China has been propelled to No 1 position by the standard gauge railway line project commissioned towards end of last year, for which Chinese government is lending Kenya Sh327 billion. Kenya’s second largest lender is Japan at a Sh91.6 billion mark, just Sh8 billion short of the Chinese. France which has consistently held the second position in Kenya’s public debt registers third at 7.4 per cent of the country external debt stock. Germany comes in fourth with lending portfolio of 2.9 per cent of Kenya’s external debt.

The rest of the Western countries including, US, UK, Scandinavia and the Balkans are lumped as others with total lending standing at 9.6 per cent of external loans. However, the bigger pie of the Kenya government borrowing is in the hands of the multilateral lenders, including the World Bank, African Development Bank (ADB), European Economic Commission (EEC), and the European Investment Bank (EIB). By the end of June, Kenya’s borrowing from these institutions will be 61.3 per cent of the external debt stock.
The World Bank, through International Development Association (IDA) is the biggest lender at 39.5 per cent. The African Development Bank (ADB) comes second with its lending taking up 11.6 percent of the external debt or a total value of Sh115.5 billion. Essentially, this means that with the exception of the World Bank, Kenya’s largest bilateral and multi-lateral donors are the Chinese, the Japanese and the African Development Bank.
The European Union through European Economic Commission/European Investment Bank comes last at 1.3 percent or 12.94 billion. In real money terms, China’s lending to Kenya has tripled in the past one year. Documents at the National Treasury indicate that China’s lending to Kenya has been expanding by over 100 per cent every year since mid last decade when the former President Kibaki administration unofficially adopted a “Look-East” policy.
But while Eastern countries have displaced the West as the top lenders to Kenya, the scenario is different in the country’s private sector. Since 2008, the West has concentrated their lending efforts to spur the recovery of the private sector from the decline occasioned by the post-election violence. In the last six years, institutions indirectly funded by Western governments have been aggressive in lending to local banks, deposit taking micro-finance institutions, and co-operative societies.
Today, the top 10 Kenyan banks are drawing loans from lending institutions owned by Western countries. Among the countries that have been lending to Kenya’s banks and other financial institutions are France, Germany, Sweden, Finland and Norway. But China is also catching up on private sector lending. For example, in 2010, China Development Bank extended a Sh4 billion credit facility for onward lending to small businesses.

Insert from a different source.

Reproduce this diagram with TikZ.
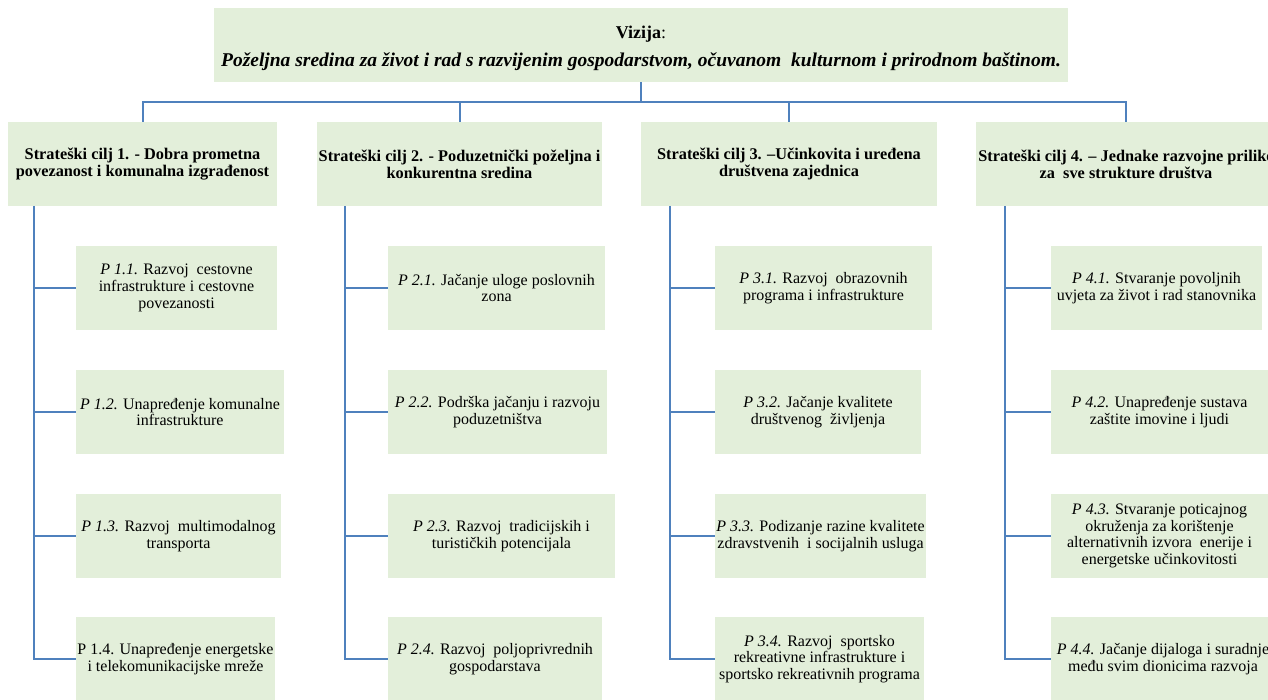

This was the first facility of its kind in Kenya from China and still holds the record as the biggest funding to any local bank by an external source. Then there is the mega-deal sealed by Industrial and Commercial Bank of China (ICRC) and CfC Stanbic bank through parent company, Standard Bank Group of South Africa, in 2008. In it, the Chinese availed US$5.5 billion for Standard Bank expansion programme in Africa, with Kenya as the key focus.
It is out of this deal that CfC Stanbic Bank lent Triumph Kenya, a new entrant in electricity production, Sh9.6 billion for the construction of a power plant that will generate 83 megawatts using diesel. However, the national government is worried that Kenya’s total debt portfolio (external and internal) is rising faster than the growth of the economy and is putting in place measures to reduce it to manageable proportions. The debt ratio is expected to balloon to 53.3 per cent of the gross domestic product (GDP) by end of government financial year in June. Treasury says the external debt will shoot to Sh995.8 billion by end of June, of which the Chinese will be owed Sh97.58 billion.